Some rice patties on the way out to the countryside

The roads started to get steep

Ah, 118 you were fun

Towards the top of the climb

Although I never found said “paradise,”after about 15 km of climbing, and exiting Taoyuan County, I decided to turn back around so I could make it back to work on time. The road had little traffic and was great for my first outing into the mountains. I was plagued with flat tires the rest of the day, one from a spike and another from fighting a pot hole at night, which I lost.

Sunday morning I woke up with the goal to get into the mountains and hike. After some quick searches, the easiest and closest would be just outside Taipei to the north. Yangmingshan National Park can be easily reached from Taipei using the MRT (Taipei Metro) and a bus transfer. I managed to convince two new people from the dorms to come with me.

Finally, after a long and surprisingly smooth trip to the park, we arrived just in time for the thunderstorms to roll in. Not today Mother Nature! Ponchos in hand, we embarked from Xiaoyoukeng and left for the trail leading to the summit of Mount Qixing.

Large stones led the way to the peak. Arrow bamboo flourished and was basically the only living plant in the area. We also passed numerous fumaroles at the beginning of our ascent. They were the result of past volcanic activity in the region and an awesome thing to see. However, the stench of sulfur permeated the lower areas of the trail and thankfully didn’t climb further up the mountain with us.

Yo I'm at Yangmingshan National Park!

Simple path to the top.
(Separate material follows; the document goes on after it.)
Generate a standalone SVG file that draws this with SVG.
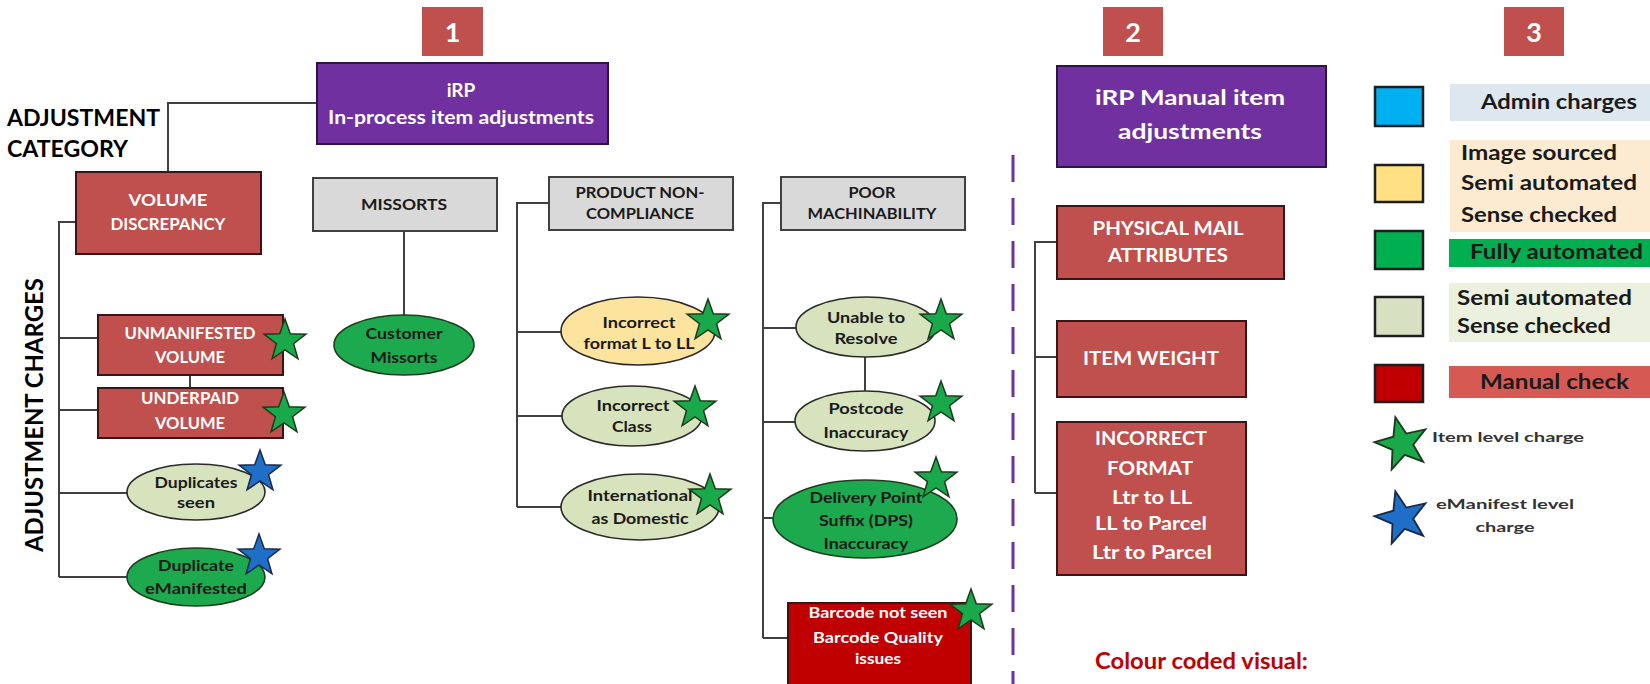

Can you say stair master?

Getting into the trees

Final section to the lookout over Lengshuikeng

Once at the top, after fighting off some crazy locusts, we continued down the path to another peak before descending down toward Lengshuikeng. Beautiful scenery surprised us from time to time when the clouds let up.

Slightly wet at the summit

It was a good little hike to end the week. Happy to say I’m finally am starting to get out into the mountains. I hope to keep the momentum up and visit somewhere else cool next weekend. Any ideas?